In the past decade, the word “occupation” had occasionally been spoken by American administrations when criticizing Israeli expansion in the West Bank. By contrast, “1967,” though understood as the basis for all negotiations, had come to be spoken less often. This perceptible shift of usage, Netanyahu and his allies in the settler movement were evidently hoping, would be consecrated by time and turn into a change of substance. Yet until the press reports after Obama’s speech revealed the attempted pre-speech intervention by Netanyahu, no one could have guessed the degree to which the Israeli prime minister had fixed his sights on excluding the mention of 1967 as a taboo. Ethan Bronner, in a New York Times story, made it clear that while none of the parties ever expected the exact lines to be followed (hence the importance of swaps), Netanyahu actually now objects to the idea that (as Bronner paraphrases his position) “any retained land would be compensated with other land.” Does this mean that he will accept only negotiations that lead to a post-1967 net gain of territory for Israel? Netanyahu reiterated his objection in his remarks on May 20 after meeting with President Obama at the White House. Israel, he said, “cannot go back to the 1967 lines,” both because those earlier borders leave it exposed to attacks, and because of “certain changes that have taken place on the ground.”

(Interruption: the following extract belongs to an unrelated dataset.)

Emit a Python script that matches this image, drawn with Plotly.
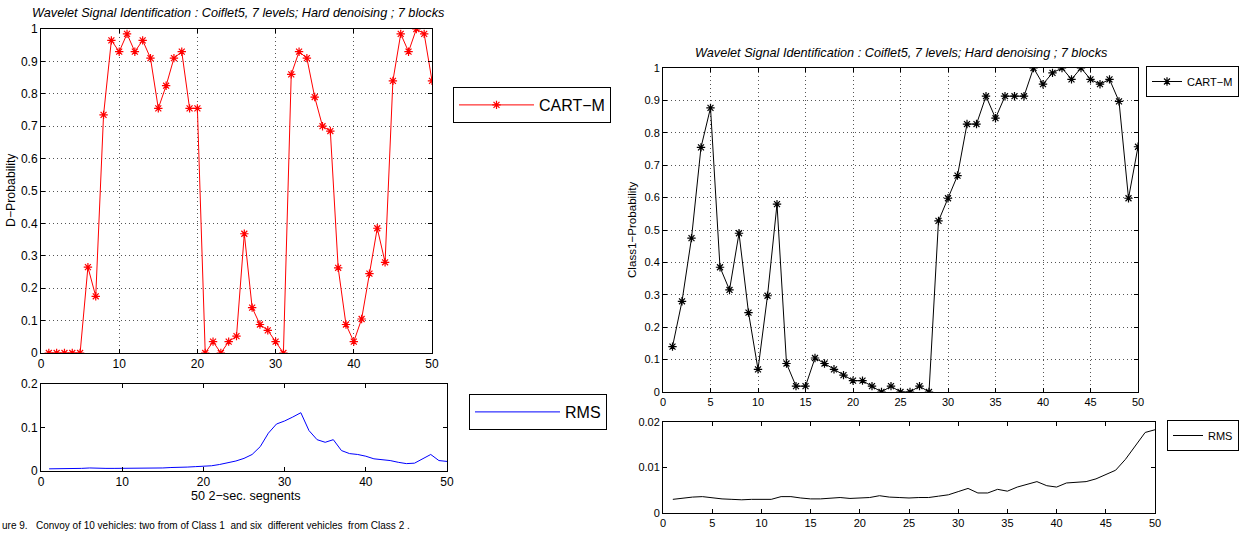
import plotly.graph_objects as go

W, H = 1244, 533
segments = list(range(1, 51))

left_prob = [0, 0, 0, 0, 0, 0.265, 0.175, 0.735, 0.965, 0.93,
             0.985, 0.93, 0.965, 0.91, 0.755, 0.825, 0.91, 0.93, 0.755, 0.755,
             0, 0.035, 0, 0.035, 0.052, 0.368, 0.14, 0.088, 0.07, 0.035,
             0, 0.86, 0.93, 0.91, 0.79, 0.70, 0.685, 0.263, 0.088, 0.035,
             0.105, 0.245, 0.385, 0.28, 0.84, 0.985, 0.93, 1.0, 0.985, 0.84]

left_rms = [0.005, 0.005, 0.005, 0.005, 0.006, 0.007, 0.006, 0.006, 0.006, 0.006,
            0.006, 0.007, 0.007, 0.007, 0.007, 0.008, 0.008, 0.009, 0.010, 0.011,
            0.012, 0.015, 0.019, 0.023, 0.029, 0.038, 0.056, 0.087, 0.108, 0.115,
            0.124, 0.134, 0.093, 0.072, 0.066, 0.072, 0.047, 0.040, 0.038, 0.034,
            0.028, 0.026, 0.024, 0.020, 0.017, 0.018, 0.028, 0.038, 0.024, 0.022]

right_prob = [0.14, 0.28, 0.475, 0.755, 0.877, 0.385, 0.315, 0.49, 0.245, 0.07,
              0.297, 0.58, 0.088, 0.018, 0.018, 0.105, 0.088, 0.07, 0.052, 0.035,
              0.035, 0.018, 0, 0.018, 0, 0, 0.018, 0, 0.528, 0.598,
              0.668, 0.827, 0.827, 0.913, 0.845, 0.913, 0.913, 0.913, 1.0, 0.95,
              0.985, 1.0, 0.965, 1.0, 0.965, 0.95, 0.965, 0.897, 0.598, 0.757]

right_rms = [0.0030, 0.0033, 0.0035, 0.0036, 0.0033, 0.0031, 0.0030, 0.0029, 0.0030, 0.0030,
             0.0030, 0.0036, 0.0036, 0.0033, 0.0031, 0.0031, 0.0033, 0.0034, 0.0032, 0.0033,
             0.0034, 0.0038, 0.0035, 0.0034, 0.0033, 0.0034, 0.0034, 0.0037, 0.0040, 0.0047,
             0.0054, 0.0044, 0.0044, 0.0052, 0.0048, 0.0057, 0.0063, 0.0069, 0.0060, 0.0057,
             0.0066, 0.0067, 0.0069, 0.0075, 0.0085, 0.0094, 0.0118, 0.0147, 0.0177, 0.0183]

title_text = "Wavelet Signal Identification : Coiflet5, 7 levels; Hard denoising ; 7 blocks"
FONT = "Liberation Sans, Arial, sans-serif"


def px(x):
    return x / W


def py(y):
    return 1 - y / H


fig = go.Figure()

fig.add_trace(go.Scatter(
    x=segments, y=left_prob, mode="lines+markers", name="CART−M",
    line=dict(color="red", width=1),
    marker=dict(symbol="asterisk-open", size=7, color="red", line=dict(color="red", width=1.2)),
    xaxis="x", yaxis="y", legend="legend"))

fig.add_trace(go.Scatter(
    x=segments, y=left_rms, mode="lines", name="RMS",
    line=dict(color="blue", width=1),
    xaxis="x2", yaxis="y2", legend="legend2"))

fig.add_trace(go.Scatter(
    x=segments, y=right_prob, mode="lines+markers", name="CART−M",
    line=dict(color="black", width=1),
    marker=dict(symbol="asterisk-open", size=7, color="black", line=dict(color="black", width=1.2)),
    xaxis="x3", yaxis="y3", legend="legend3"))

fig.add_trace(go.Scatter(
    x=segments, y=right_rms, mode="lines", name="RMS",
    line=dict(color="black", width=1),
    xaxis="x4", yaxis="y4", legend="legend4"))

axis_common = dict(showline=True, linecolor="black", linewidth=1, mirror="ticks",
                   ticks="inside", ticklen=4, tickcolor="black", zeroline=False,
                   automargin=False)
grid_on = dict(showgrid=True, gridcolor="#555555", griddash="1px,3px", gridwidth=1)
grid_off = dict(showgrid=False)

fig.update_layout(
    width=W, height=H,
    margin=dict(l=0, r=0, t=0, b=0, autoexpand=False),
    paper_bgcolor="white", plot_bgcolor="white",
    font=dict(family=FONT, color="black"),
    xaxis=dict(domain=[px(41), px(432)], range=[0, 50], tickvals=[0, 10, 20, 30, 40, 50],
               anchor="y", tickfont=dict(size=12), **axis_common, **grid_on),
    yaxis=dict(domain=[py(353), py(29)], range=[0, 1], dtick=0.1, anchor="x",
               tickfont=dict(size=12), **axis_common, **grid_on),
    xaxis2=dict(domain=[px(41), px(447)], range=[0, 50], tickvals=[0, 10, 20, 30, 40, 50],
                anchor="y2", tickfont=dict(size=12), **axis_common, **grid_off),
    yaxis2=dict(domain=[py(471), py(384)], range=[0, 0.2], tickvals=[0, 0.1, 0.2],
                anchor="x2", tickfont=dict(size=12), **axis_common, **grid_off),
    xaxis3=dict(domain=[px(663), px(1138)], range=[0, 50], dtick=5,
                anchor="y3", tickfont=dict(size=11), **axis_common, **grid_on),
    yaxis3=dict(domain=[py(392), py(68)], range=[0, 1], dtick=0.1, anchor="x3",
                tickfont=dict(size=11), **axis_common, **grid_on),
    xaxis4=dict(domain=[px(663), px(1155)], range=[0, 50], dtick=5,
                anchor="y4", tickfont=dict(size=11), **axis_common, **grid_off),
    yaxis4=dict(domain=[py(513), py(422)], range=[0, 0.02], tickvals=[0, 0.01, 0.02],
                anchor="x4", tickfont=dict(size=11), **axis_common, **grid_off),
    legend=dict(x=px(453), y=py(87), xanchor="left", yanchor="top",
                bordercolor="black", borderwidth=1, font=dict(size=16), itemwidth=75),
    legend2=dict(x=px(469), y=py(394), xanchor="left", yanchor="top",
                 bordercolor="black", borderwidth=1, font=dict(size=16), itemwidth=85),
    legend3=dict(x=px(1146), y=py(66), xanchor="left", yanchor="top",
                 bordercolor="black", borderwidth=1, font=dict(size=11), itemwidth=30),
    legend4=dict(x=px(1167), y=py(420), xanchor="left", yanchor="top",
                 bordercolor="black", borderwidth=1, font=dict(size=11), itemwidth=30),
    showlegend=True,
)

annotations = [
    dict(text=title_text, x=px(238), y=py(13), size=12.7, angle=0),
    dict(text=title_text, x=px(901), y=py(53), size=12.7, angle=0),
    dict(text="D−Probability", x=px(11), y=py(190), size=12.3, angle=-90),
    dict(text="Class1−Probability", x=px(632), y=py(230), size=11.6, angle=-90),
    dict(text="50 2−sec. segnents", x=px(246), y=py(496), size=12.6, angle=0),
]
for a in annotations:
    italic = a["text"] == title_text
    fig.add_annotation(
        text=f"<i>{a['text']}</i>" if italic else a["text"],
        x=a["x"], y=a["y"], xref="paper", yref="paper",
        xanchor="center", yanchor="middle", showarrow=False,
        textangle=a["angle"], font=dict(family=FONT, color="black", size=a["size"]))

fig.add_annotation(
    text="ure 9.   Convoy of 10 vehicles: two from of Class 1  and six  different vehicles  from Class 2 .",
    x=0, y=py(525), xref="paper", yref="paper", xanchor="left", yanchor="middle",
    showarrow=False, font=dict(family=FONT, color="black", size=10))

fig.write_html(
    "out.html",
    config={"displayModeBar": False},
    post_script="document.body.style.margin='0';document.body.style.padding='0';"
                "document.body.style.overflow='hidden';",
)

Next week, he has booked himself two opportunities to work up from other American bodies the sympathy for “certain changes” that he failed to elicit from the American president: an address to the annual AIPAC convention on May 23, and an address to Congress on May 24.

The extreme hostility of Netanyahu’s reaction on a single point may have obscured how much he got substantively from Obama. For an unmistakable message was sent by omission in Obama’s speech at the state department—namely, that the administration has no present plan to broker talks between Israel and the Palestinian unity government. There was not a word about Gaza and only a spectator’s advice about the West Bank. Practically speaking, therefore, one more American president has been turned away from active engagement with the challenge of the occupation. No further pressure for an independent Palestine is likely to be initiated by the US before the 2012 presidential election. From the evidence of a growing mass movement on both sides of Israel’s borders, Obama, for his part, seems to have calculated that Israelis in the next few years will come to treat his words of May 19 as a kindly prophecy.